* DATA ROWS
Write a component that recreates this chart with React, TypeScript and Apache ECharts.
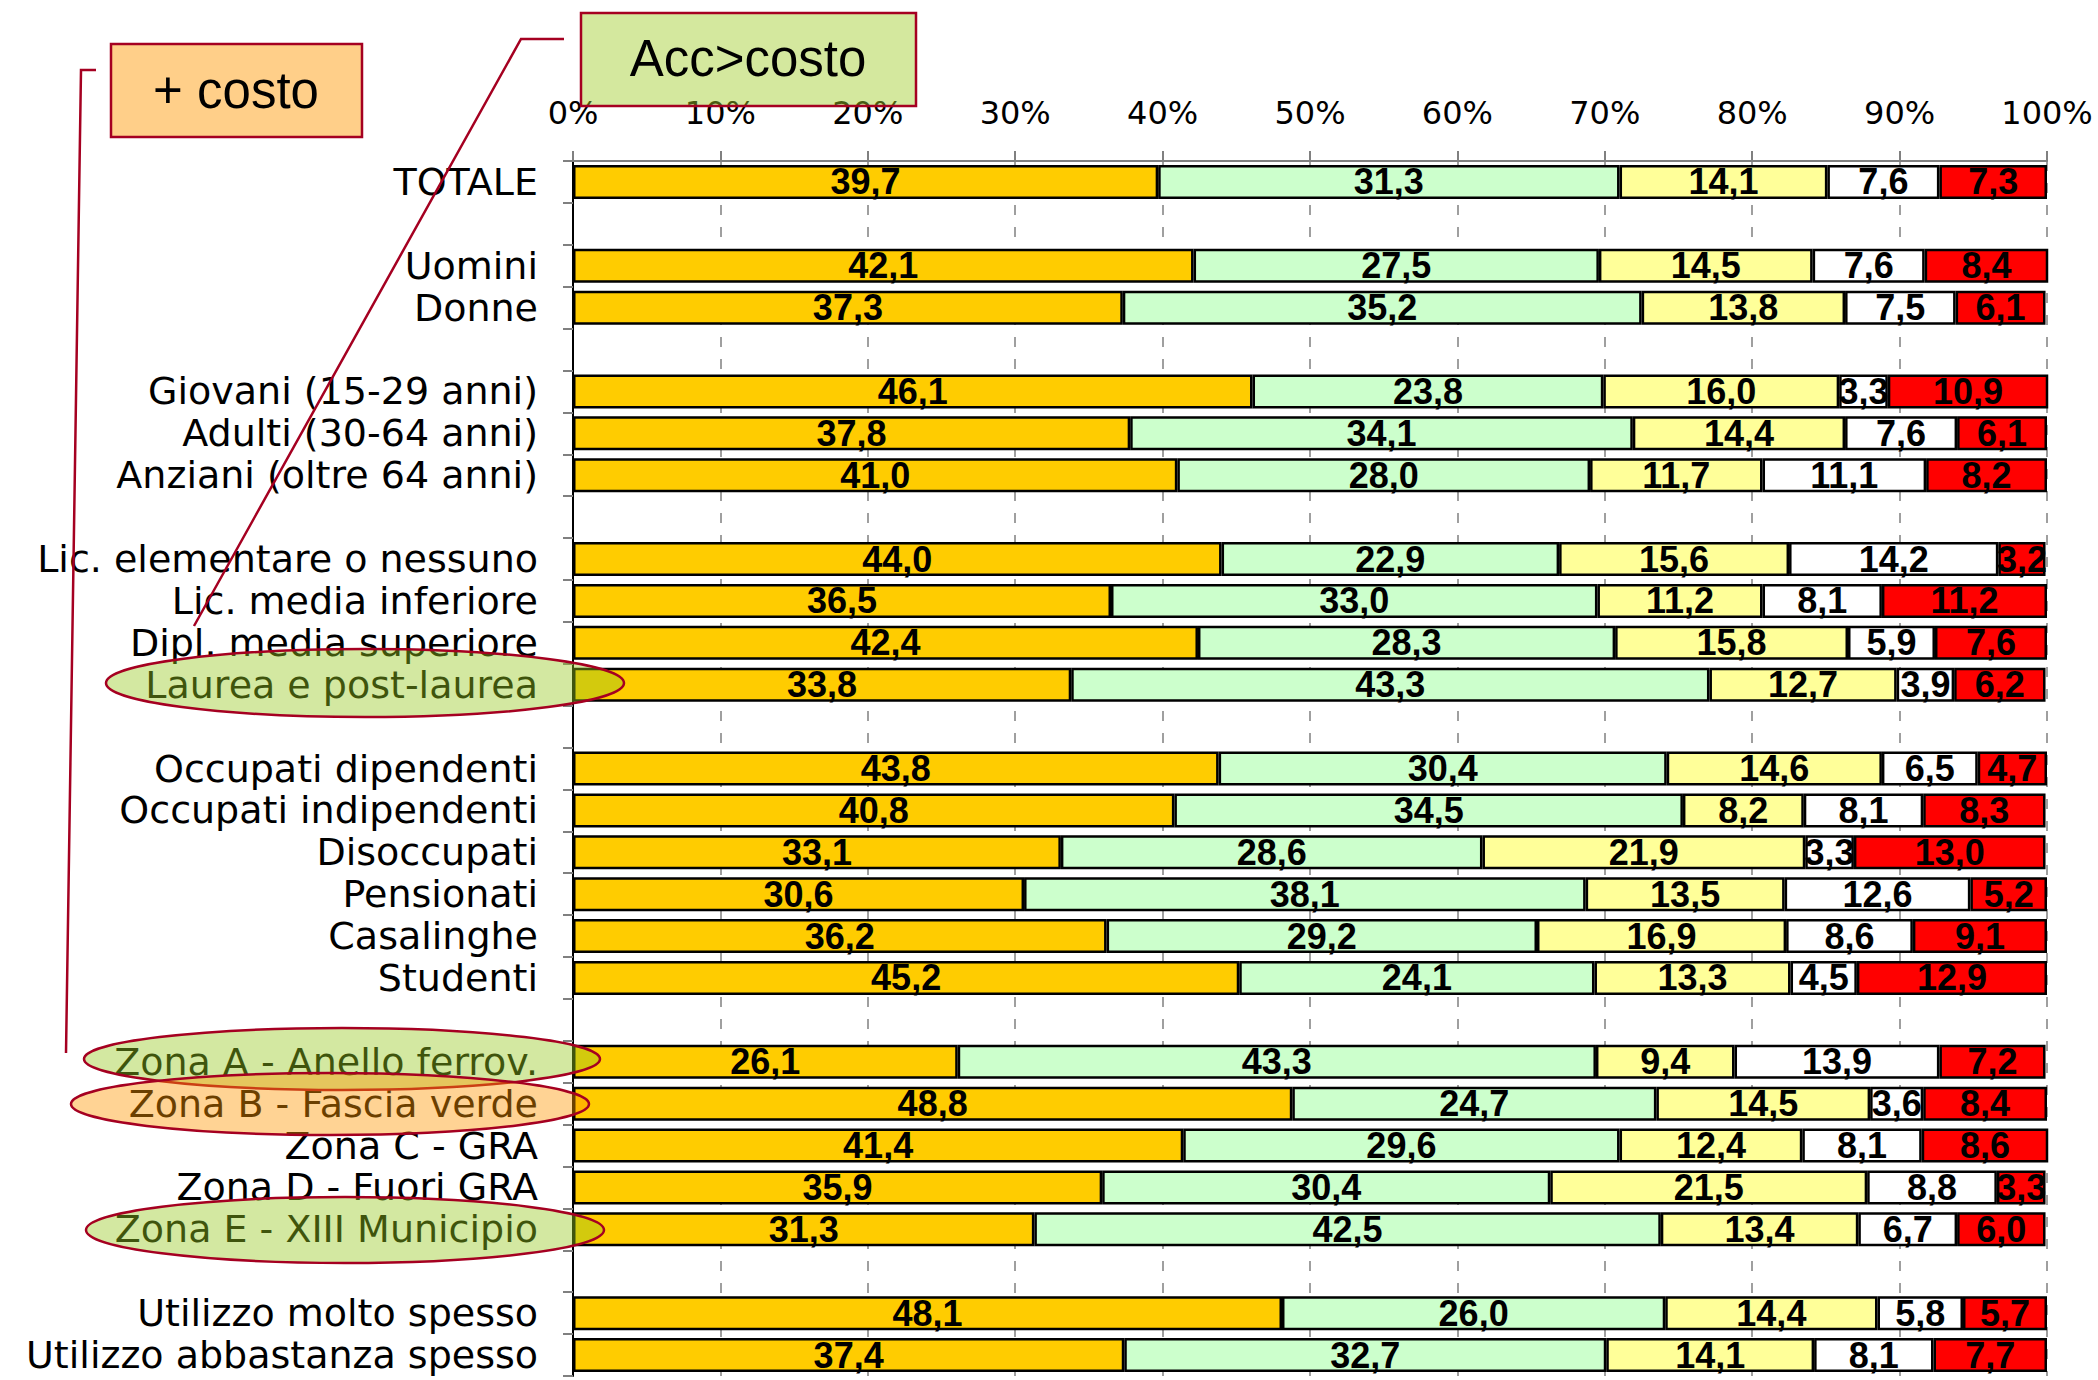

* * *

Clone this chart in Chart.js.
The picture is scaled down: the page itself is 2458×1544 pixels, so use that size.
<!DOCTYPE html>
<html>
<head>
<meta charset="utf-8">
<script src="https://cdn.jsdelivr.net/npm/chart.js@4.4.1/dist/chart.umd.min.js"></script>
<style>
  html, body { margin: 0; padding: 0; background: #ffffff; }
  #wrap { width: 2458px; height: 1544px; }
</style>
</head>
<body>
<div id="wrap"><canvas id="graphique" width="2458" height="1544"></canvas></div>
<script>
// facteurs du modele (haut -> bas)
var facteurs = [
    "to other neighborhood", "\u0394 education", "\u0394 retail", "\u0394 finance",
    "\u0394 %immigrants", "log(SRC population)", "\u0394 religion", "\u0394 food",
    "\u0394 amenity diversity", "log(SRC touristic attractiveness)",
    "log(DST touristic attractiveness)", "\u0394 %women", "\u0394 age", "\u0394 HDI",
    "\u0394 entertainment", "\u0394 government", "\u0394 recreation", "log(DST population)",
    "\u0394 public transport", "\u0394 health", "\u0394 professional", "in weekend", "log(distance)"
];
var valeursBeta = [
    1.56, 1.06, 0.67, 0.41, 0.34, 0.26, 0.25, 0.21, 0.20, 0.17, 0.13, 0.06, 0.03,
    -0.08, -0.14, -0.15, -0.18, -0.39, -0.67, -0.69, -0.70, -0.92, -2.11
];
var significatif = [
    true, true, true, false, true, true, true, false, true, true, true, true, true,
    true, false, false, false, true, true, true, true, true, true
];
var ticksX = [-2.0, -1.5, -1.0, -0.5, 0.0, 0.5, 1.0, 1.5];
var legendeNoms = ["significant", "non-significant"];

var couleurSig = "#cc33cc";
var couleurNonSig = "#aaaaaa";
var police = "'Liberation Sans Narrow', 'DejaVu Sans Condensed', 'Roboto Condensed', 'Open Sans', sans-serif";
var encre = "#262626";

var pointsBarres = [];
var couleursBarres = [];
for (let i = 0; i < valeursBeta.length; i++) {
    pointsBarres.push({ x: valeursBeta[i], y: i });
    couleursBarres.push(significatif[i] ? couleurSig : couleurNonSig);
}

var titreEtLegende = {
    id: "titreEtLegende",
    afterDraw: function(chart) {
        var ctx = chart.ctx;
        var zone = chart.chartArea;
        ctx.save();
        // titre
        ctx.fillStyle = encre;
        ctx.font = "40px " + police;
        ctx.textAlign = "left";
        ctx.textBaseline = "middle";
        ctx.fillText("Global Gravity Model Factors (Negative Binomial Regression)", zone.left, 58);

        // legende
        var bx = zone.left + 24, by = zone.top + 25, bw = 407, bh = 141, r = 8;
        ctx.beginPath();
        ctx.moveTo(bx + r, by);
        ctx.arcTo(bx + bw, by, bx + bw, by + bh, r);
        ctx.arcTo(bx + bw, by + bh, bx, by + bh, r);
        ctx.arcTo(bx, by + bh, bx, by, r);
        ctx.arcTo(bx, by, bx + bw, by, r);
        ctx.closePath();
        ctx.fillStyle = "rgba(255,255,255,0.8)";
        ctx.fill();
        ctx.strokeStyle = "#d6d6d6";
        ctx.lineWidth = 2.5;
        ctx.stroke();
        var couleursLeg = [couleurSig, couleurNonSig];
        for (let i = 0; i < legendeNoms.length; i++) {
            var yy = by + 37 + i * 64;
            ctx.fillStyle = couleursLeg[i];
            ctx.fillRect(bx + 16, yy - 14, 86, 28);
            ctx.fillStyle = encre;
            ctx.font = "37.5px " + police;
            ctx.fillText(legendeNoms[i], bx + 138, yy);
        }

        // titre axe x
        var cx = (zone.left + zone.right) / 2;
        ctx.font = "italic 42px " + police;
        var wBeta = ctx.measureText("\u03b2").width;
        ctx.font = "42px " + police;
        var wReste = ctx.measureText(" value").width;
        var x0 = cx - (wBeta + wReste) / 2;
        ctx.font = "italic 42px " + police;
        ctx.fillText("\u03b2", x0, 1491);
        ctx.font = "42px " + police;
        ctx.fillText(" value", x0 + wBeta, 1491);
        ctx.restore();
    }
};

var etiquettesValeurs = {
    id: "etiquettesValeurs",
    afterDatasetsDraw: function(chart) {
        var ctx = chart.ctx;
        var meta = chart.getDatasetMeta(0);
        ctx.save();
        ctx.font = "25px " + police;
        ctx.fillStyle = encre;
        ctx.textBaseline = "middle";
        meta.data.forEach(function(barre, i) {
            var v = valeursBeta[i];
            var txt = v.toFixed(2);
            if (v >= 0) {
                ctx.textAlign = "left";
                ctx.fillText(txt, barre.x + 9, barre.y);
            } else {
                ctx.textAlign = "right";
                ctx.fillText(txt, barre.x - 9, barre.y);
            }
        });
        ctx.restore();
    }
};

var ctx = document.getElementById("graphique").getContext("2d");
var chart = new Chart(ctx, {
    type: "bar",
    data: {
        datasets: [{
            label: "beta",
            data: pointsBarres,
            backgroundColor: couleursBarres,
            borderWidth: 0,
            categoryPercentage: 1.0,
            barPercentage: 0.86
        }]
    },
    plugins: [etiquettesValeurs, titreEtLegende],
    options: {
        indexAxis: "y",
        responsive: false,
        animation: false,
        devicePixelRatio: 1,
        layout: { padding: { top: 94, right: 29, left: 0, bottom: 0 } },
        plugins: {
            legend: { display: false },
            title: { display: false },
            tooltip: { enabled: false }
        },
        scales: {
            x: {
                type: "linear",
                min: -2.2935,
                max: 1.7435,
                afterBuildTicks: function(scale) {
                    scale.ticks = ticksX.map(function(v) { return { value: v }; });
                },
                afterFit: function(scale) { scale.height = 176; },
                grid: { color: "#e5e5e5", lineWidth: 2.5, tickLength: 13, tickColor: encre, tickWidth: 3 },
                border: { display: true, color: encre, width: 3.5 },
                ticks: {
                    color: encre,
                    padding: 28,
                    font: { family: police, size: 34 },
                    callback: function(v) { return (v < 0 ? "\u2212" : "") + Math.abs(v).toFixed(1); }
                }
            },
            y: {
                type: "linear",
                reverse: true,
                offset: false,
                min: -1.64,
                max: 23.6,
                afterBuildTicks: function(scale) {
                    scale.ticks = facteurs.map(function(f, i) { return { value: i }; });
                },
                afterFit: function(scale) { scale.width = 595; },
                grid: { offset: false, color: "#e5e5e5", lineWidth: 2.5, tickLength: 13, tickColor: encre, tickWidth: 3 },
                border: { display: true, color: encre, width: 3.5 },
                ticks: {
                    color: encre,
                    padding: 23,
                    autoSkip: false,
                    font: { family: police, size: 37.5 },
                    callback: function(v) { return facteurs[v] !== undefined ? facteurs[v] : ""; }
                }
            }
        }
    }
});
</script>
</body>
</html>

* SET TASK
Which lines of the data above contain "this"? Copy each one.

* FINAL RESULT
Write a component that recreates this chart with React, TypeScript and Apache ECharts.
Clone this chart in Chart.js.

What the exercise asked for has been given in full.